Site Reliability Engineer
Top focus
Your Role as a Cisco IT AI Infrastructure Site Reliability Engineer Are you passionate about shaping the future of artificial intelligence and ensuring its robust, enterprise-scale operation? Join Cisco IT as an AI Infrastructure Site Reliability Engineer, where you will play a key technical role in building, developing, optimizing, and supporting complex AI architectures built on cutting-edge NVIDIA DGX and Cisco-UCS based AI platforms.
You will help drive innovation and reliability across our foundational AI infrastructure, supporting Cisco’s most critical business and technology initiatives. In this role, you will work closely with peers, technical teams, and internal business clients to ensure the reliability, scalability, and efficiency of our AI solutions.
You will leverage Site Reliability Engineering (SRE) best practices and automation to continually improve operational excellence and service quality for Cisco’s AI platforms. Responsibilities include: Design and Implementation: Contribute to the design, deployment, and optimization of AI infrastructure, including high-performance compute (HPC) systems, data center power & cooling, network topologies, and the AI factory software stack.
System Administration: Configure, maintain, and troubleshoot AI platforms, including NVIDIA DGX and Cisco Unified Compute Systems with NVIDIA/AMD GPUs. Collaboration: Work with internal business clients and technical teams to understand technical requirements and translate them into robust, scalable AI platform solutions.
SRE Practices: Apply SRE principles to automate operational processes, reduce toil, and help maintain service level objectives (SLOs) for AI platforms. Automation: Develop and maintain CI/CD pipelines using Python, Ansible, Terraform, Go, and GitHub Actions to streamline operational capabilities and continuous improvements.

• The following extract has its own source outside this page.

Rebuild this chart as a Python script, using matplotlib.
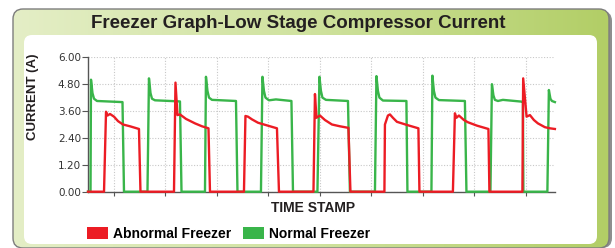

Capacity and Performance: Participate in capacity planning, performance analysis, instrumentation, and support non-functional requirements to ensure efficient and reliable AI infrastructure. Incident Response: Participate in incident management, troubleshooting, hardware break/fix support, and root cause analysis to resolve issues and ensure high availability.

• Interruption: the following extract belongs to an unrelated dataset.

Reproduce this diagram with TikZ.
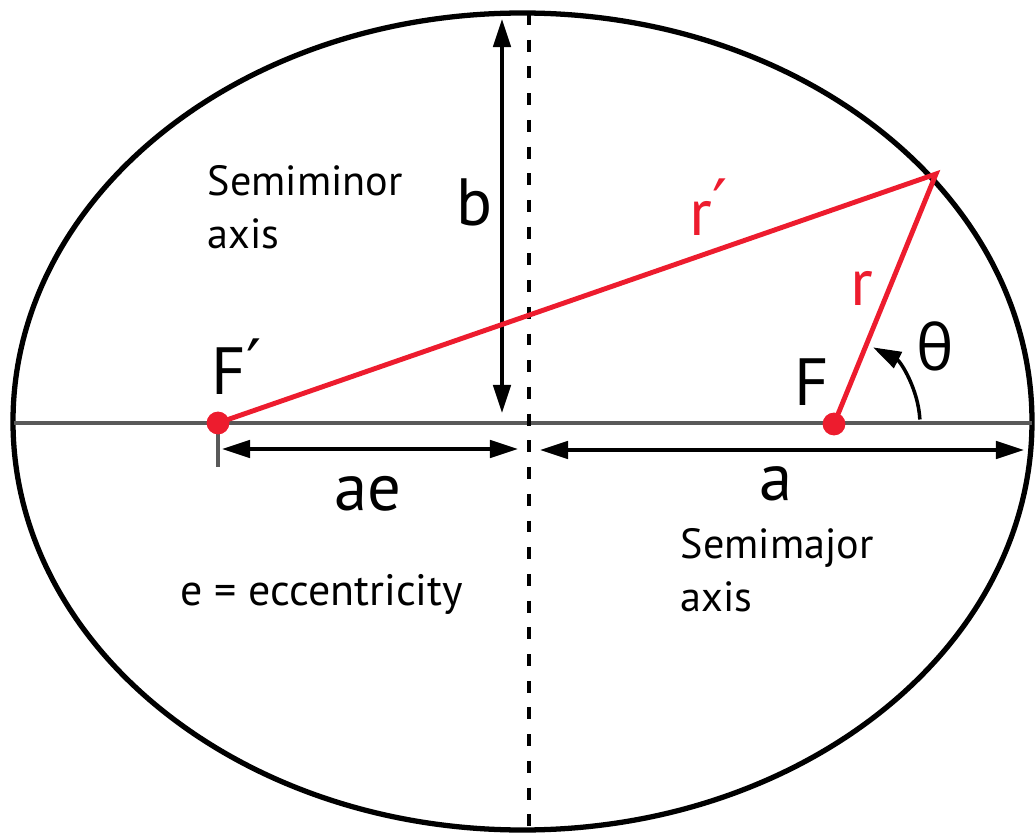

Continuous Improvement: Contribute to ongoing process automation, optimization, and documentation to enhance service quality and operational efficiency. Who You Are You are an experienced Site Reliability Engineer or AI infrastructure engineer with a strong technical background in designing, building, and supporting complex AI and HPC systems.
You work well with others, communicate clearly, and enjoy solving challenging technical problems. You are eager to learn new technologies and approaches, and are passionate about building and operating high-performance, reliable AI infrastructure at scale.
Minimum Requirements Bachelor’s degree in Computer Science, Information Technology, or a related field; or equivalent years of experience. 5+ years of experience administering and supporting Linux-based operating systems in enterprise environments.
Strong hands-on experience in deploying and managing NVIDIA DGX or equivalent HPC clusters (e.g., Cray, HPE, IBM), including working with AI factory architectures. Experience working with business clients or technical teams to gather requirements and deliver AI platform solutions.
Proficient in Python, Go, or C/C++, with practical experience in Git and CI/CD systems (e.g., GitHub Actions, GitLab, Jenkins). Experience with Kubernetes clusters (RedHat OpenShift preferred), Docker, Terraform, Ansible, and GitOps methodologies.
Strong troubleshooting, incident management, and process automation skills. Preferred Qualifications Master’s degree in a relevant field. Certifications in NVIDIA, Cisco, Linux, Networking, Cloud, or related technologies. Experience contributing to the design and operation of AI factories or large-scale HPC systems.
Expertise with Kubernetes, Hybrid Cloud, Virtualization, and container technologies. Exposure to Agile and DevOps operating models and project tracking tools (e.g., Jira, Rally). Demonstrated ability to collaborate and communicate advanced technical concepts in a team environment.
Why Cisco? At Cisco, we’re revolutionizing how data and infrastructure connect and protect organizations in the AI era – and beyond. We’ve been innovating fearlessly for 40 years to create solutions that power how humans and technology work together across the physical and digital worlds.
These solutions provide customers with unparalleled security, visibility, and insights across the entire digital footprint. Fueled by the depth and breadth of our technology, we experiment and create meaningful solutions. Add to that our worldwide network of doers and experts, and you’ll see that the opportunities to grow and build are limitless.
We work as a team, collaborating with empathy to make really big things happen on a global scale. Because our solutions are everywhere, our impact is everywhere. We are Cisco, and our power starts with you.